Set problem: Keep only the lines where "Python" appears.

Records:
-- -- --

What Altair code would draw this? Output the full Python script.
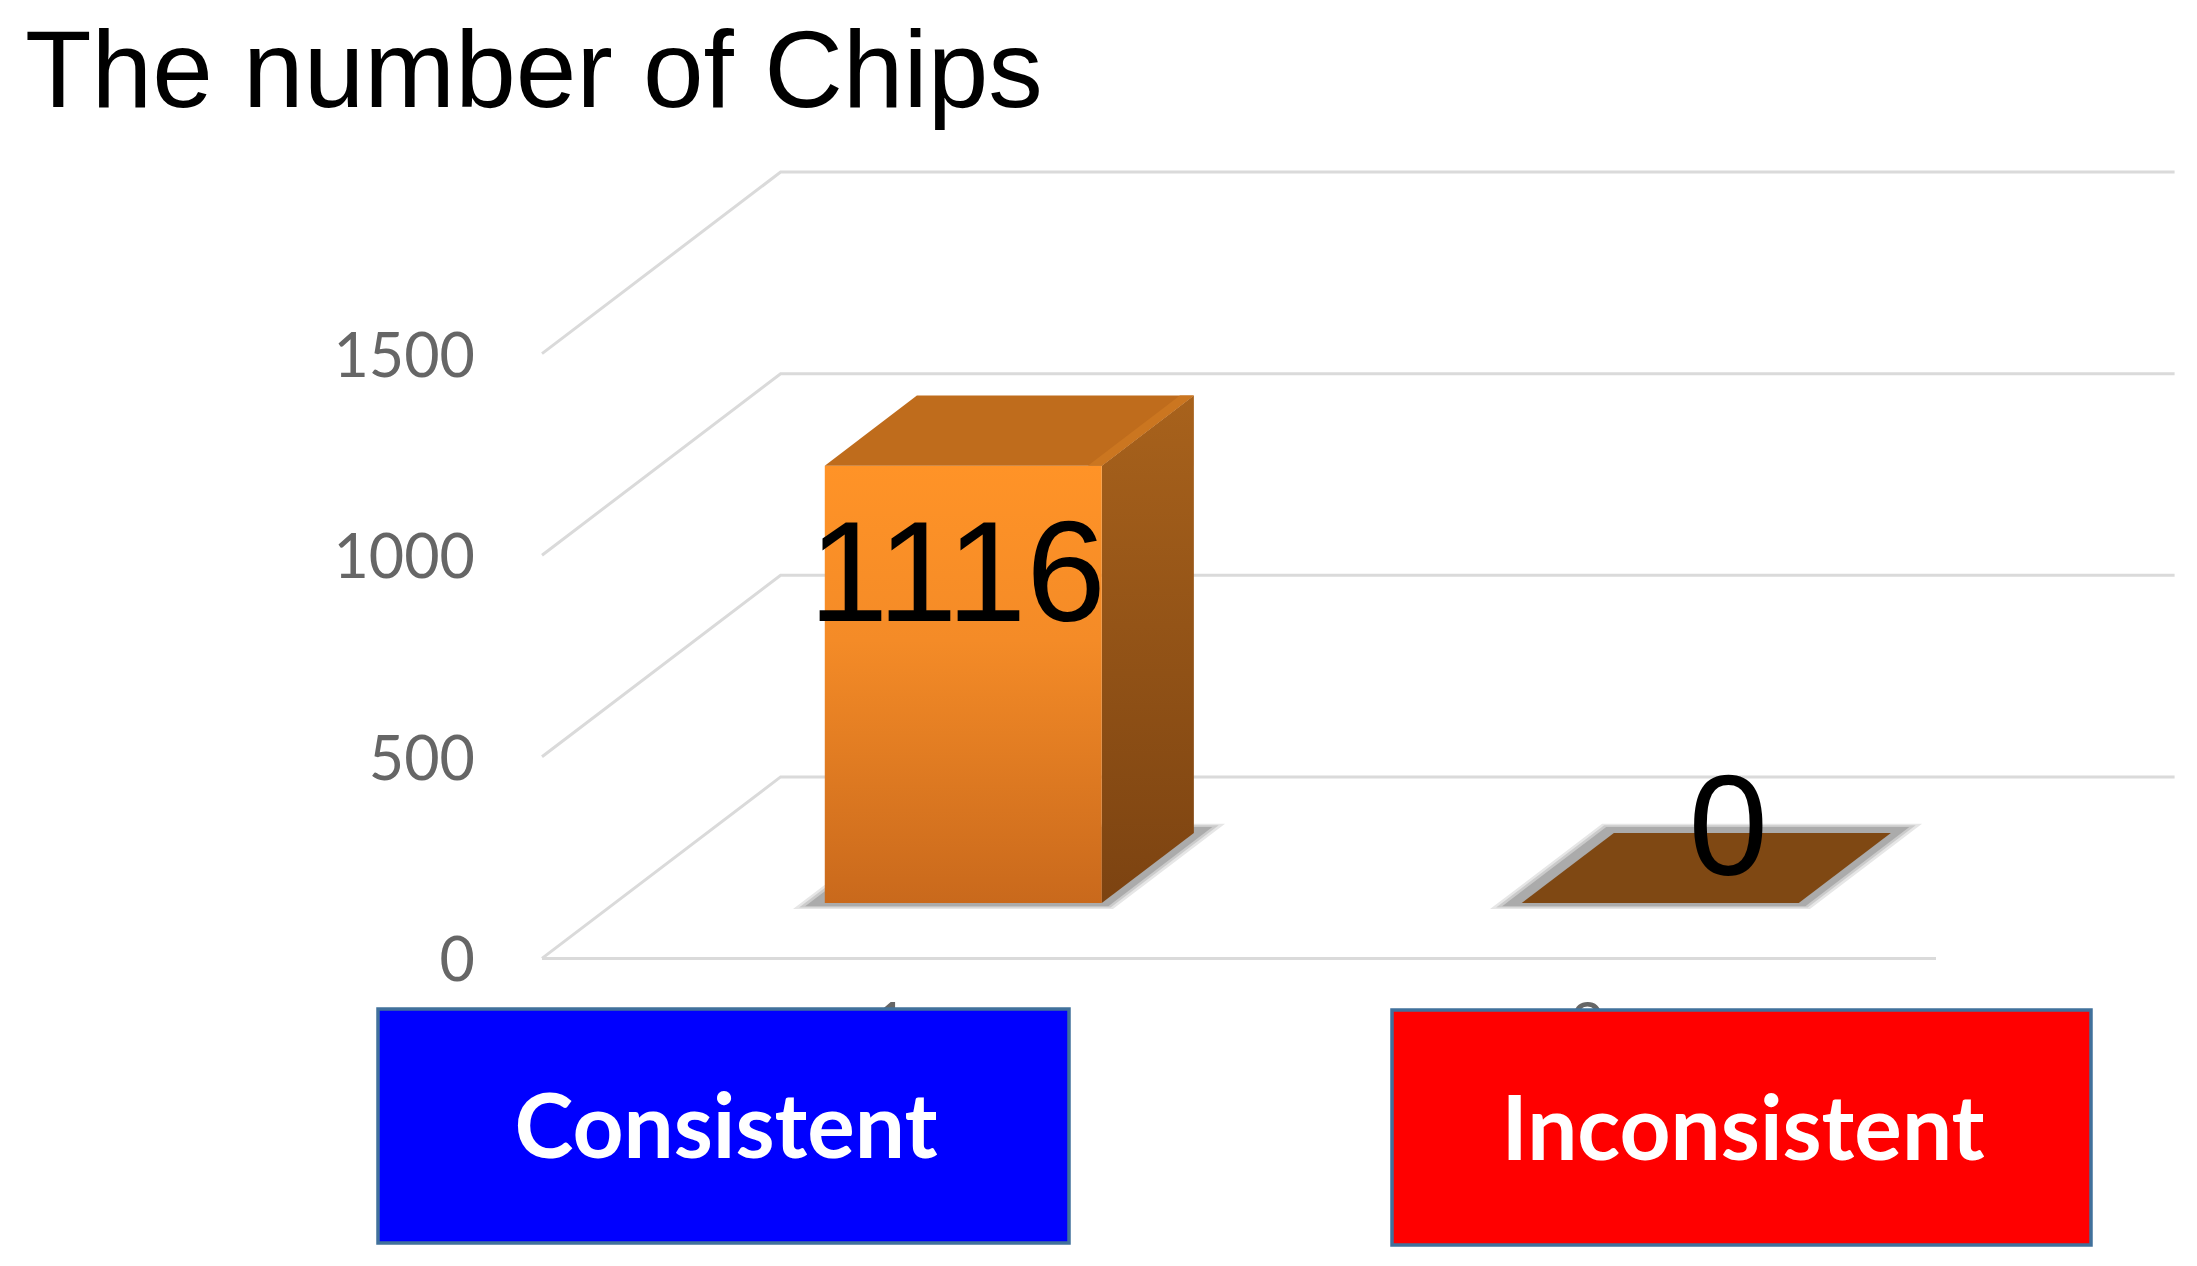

-- -- --

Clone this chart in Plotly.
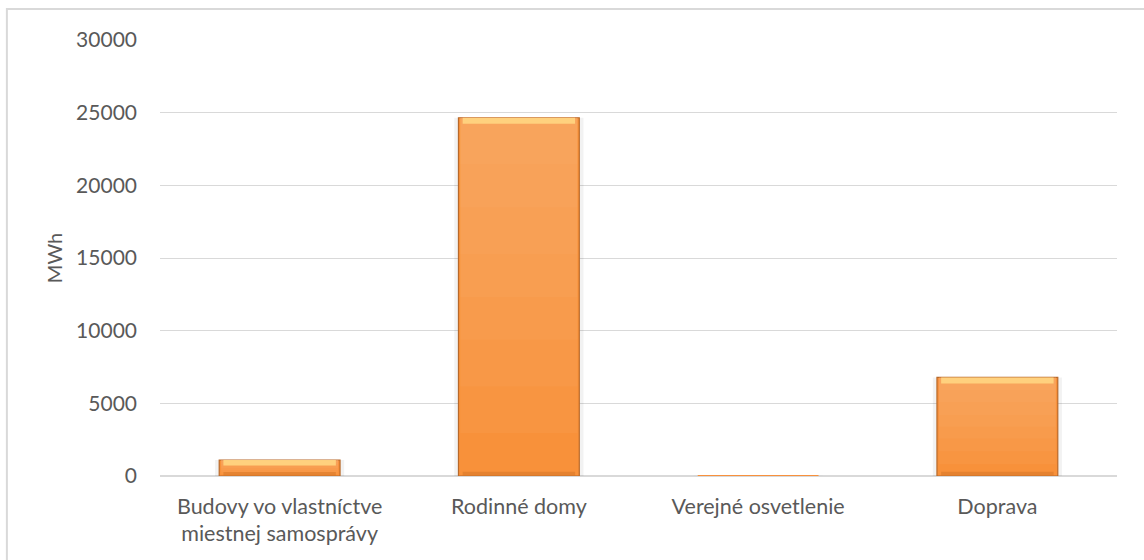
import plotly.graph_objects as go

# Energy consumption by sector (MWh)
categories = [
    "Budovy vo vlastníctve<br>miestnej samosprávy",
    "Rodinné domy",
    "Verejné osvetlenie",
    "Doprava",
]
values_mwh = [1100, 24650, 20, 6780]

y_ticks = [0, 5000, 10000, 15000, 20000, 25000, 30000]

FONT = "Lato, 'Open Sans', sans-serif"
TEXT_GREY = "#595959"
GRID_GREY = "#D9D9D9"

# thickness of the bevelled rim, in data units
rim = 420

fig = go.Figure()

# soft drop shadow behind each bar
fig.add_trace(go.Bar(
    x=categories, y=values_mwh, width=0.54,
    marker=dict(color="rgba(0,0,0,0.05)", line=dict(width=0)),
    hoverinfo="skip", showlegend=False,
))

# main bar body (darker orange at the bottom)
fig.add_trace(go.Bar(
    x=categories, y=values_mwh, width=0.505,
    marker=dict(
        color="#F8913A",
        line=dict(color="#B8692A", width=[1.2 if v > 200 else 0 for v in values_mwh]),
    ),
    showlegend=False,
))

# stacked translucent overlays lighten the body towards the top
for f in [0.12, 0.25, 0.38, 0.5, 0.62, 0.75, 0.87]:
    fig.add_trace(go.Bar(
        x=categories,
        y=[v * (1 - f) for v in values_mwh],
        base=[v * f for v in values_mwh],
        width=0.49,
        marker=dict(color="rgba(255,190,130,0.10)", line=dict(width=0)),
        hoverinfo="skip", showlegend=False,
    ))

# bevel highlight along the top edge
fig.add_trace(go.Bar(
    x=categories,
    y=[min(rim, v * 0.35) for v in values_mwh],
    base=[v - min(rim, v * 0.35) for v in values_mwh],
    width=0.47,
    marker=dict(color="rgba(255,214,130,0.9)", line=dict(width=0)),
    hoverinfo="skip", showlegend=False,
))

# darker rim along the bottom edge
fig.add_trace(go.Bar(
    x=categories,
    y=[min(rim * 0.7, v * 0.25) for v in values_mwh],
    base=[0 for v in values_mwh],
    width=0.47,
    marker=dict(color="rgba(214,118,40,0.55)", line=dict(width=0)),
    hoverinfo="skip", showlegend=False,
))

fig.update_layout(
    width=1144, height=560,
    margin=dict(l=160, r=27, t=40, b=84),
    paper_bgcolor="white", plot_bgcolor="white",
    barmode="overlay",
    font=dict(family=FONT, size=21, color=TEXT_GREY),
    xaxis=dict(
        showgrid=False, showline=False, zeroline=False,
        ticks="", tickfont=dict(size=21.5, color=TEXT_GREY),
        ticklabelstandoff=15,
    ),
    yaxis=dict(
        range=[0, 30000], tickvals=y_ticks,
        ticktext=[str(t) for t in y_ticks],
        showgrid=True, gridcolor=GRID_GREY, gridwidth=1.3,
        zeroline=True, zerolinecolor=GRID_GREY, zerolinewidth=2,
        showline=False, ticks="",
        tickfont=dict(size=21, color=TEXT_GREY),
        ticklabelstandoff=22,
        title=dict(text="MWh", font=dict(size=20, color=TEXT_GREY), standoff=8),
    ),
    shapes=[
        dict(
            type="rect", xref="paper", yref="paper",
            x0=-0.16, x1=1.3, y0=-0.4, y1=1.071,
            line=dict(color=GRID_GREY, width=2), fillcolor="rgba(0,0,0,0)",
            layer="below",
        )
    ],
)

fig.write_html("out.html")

-- -- --

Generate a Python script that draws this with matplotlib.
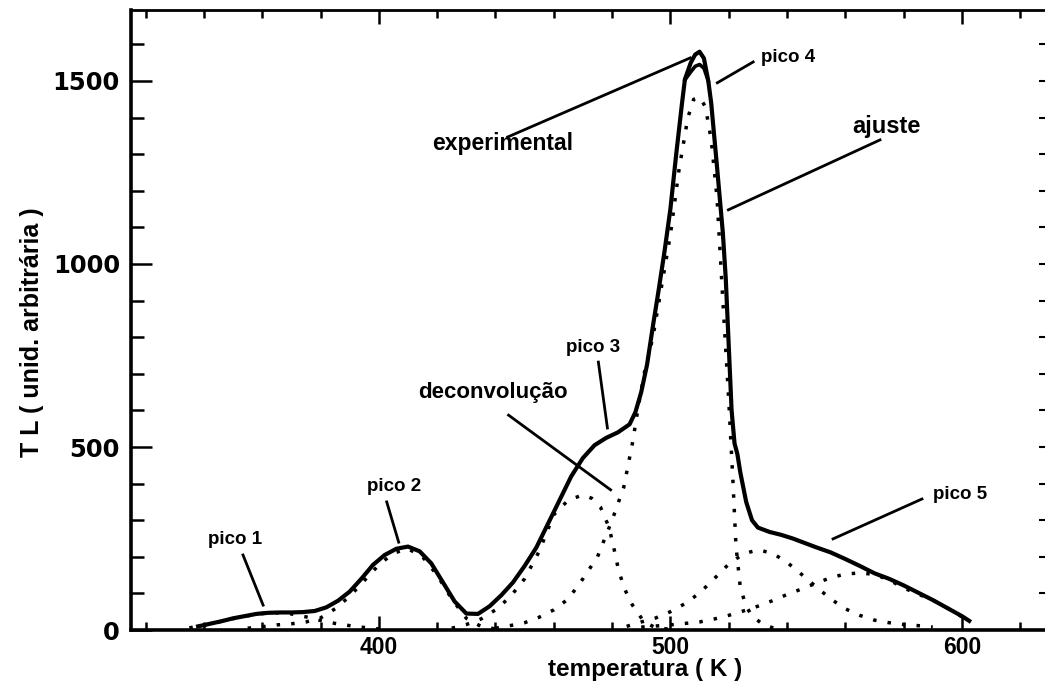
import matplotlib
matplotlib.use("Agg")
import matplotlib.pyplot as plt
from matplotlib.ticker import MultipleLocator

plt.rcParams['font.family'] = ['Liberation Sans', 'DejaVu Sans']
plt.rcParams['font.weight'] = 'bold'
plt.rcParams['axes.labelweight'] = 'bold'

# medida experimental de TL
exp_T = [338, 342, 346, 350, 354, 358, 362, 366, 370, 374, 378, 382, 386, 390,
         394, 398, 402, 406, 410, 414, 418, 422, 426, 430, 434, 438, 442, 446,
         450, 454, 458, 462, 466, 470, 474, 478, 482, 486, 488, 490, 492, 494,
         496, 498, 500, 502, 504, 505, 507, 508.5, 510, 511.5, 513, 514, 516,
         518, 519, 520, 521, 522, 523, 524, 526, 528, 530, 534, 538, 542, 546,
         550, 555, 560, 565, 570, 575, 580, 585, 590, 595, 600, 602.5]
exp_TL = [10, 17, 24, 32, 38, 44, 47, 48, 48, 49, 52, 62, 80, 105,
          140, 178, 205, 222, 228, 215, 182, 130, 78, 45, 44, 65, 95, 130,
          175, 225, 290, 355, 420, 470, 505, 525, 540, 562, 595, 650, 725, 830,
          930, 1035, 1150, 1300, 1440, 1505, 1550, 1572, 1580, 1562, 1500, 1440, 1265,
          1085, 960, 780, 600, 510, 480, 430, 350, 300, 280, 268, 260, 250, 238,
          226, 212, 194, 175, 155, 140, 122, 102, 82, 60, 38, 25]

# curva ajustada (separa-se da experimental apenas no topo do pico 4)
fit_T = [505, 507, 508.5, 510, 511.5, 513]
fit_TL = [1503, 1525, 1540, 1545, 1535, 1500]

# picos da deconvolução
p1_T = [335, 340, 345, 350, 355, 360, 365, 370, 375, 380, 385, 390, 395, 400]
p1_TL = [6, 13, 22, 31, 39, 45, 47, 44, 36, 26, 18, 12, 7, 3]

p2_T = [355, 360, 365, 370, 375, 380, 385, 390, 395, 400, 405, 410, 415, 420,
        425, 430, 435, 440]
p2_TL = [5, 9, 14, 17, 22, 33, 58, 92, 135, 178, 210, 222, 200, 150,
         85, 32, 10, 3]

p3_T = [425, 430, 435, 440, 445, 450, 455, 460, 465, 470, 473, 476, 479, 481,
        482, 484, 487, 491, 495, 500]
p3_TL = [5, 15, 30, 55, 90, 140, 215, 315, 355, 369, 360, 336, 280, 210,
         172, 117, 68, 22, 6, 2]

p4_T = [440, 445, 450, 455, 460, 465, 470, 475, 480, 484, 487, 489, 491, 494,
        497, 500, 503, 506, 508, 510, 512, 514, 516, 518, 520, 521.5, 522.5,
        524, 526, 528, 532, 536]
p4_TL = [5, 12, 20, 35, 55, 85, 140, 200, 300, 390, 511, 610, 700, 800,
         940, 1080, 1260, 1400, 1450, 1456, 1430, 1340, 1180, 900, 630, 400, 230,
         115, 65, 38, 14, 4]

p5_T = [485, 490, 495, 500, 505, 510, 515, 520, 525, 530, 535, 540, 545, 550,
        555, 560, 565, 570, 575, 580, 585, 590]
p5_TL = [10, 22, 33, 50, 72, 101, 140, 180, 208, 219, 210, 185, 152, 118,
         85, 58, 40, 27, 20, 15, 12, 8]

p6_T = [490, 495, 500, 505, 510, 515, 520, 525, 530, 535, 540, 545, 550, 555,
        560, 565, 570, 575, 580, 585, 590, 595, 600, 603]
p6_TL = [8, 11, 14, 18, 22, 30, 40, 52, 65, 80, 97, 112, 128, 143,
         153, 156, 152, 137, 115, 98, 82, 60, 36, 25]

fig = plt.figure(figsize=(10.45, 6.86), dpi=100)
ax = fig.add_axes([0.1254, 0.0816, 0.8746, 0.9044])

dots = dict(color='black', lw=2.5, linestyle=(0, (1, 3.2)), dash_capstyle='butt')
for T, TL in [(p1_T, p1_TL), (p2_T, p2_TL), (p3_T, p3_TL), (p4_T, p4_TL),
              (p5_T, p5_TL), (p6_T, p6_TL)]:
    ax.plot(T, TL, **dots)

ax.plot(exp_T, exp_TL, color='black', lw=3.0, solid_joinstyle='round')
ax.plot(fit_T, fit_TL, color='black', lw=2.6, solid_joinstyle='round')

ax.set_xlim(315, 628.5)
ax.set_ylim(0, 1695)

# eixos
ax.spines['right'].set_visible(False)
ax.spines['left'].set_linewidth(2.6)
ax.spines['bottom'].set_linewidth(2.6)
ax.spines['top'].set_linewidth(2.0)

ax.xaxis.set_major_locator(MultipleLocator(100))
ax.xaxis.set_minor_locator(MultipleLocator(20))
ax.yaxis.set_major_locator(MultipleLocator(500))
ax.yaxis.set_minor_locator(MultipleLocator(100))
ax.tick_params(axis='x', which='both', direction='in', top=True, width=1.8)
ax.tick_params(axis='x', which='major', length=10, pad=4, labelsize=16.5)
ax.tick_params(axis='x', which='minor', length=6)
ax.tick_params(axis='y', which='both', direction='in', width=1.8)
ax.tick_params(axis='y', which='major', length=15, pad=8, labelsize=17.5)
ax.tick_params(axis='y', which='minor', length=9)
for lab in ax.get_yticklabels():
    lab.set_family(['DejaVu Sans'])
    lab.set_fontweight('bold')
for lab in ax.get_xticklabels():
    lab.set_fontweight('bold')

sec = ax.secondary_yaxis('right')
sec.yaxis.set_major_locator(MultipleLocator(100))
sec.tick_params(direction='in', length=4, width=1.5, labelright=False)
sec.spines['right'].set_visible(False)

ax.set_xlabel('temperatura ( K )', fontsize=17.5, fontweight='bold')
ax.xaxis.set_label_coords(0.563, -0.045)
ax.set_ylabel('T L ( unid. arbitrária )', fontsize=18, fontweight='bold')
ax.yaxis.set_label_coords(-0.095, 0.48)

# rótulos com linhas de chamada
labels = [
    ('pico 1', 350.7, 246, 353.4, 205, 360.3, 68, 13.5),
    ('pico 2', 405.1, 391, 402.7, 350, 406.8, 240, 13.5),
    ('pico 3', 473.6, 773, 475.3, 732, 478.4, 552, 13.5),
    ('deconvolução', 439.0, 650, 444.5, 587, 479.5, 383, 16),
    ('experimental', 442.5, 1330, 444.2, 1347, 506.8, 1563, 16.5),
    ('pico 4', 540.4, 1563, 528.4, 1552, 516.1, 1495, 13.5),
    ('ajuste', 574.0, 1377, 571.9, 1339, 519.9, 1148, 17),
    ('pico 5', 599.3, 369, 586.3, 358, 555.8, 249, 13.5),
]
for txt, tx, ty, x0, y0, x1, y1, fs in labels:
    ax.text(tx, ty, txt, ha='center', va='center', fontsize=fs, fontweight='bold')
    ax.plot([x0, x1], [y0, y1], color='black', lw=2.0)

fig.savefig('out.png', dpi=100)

-- -- --

The solution:
What Altair code would draw this? Output the full Python script.
Generate a Python script that draws this with matplotlib.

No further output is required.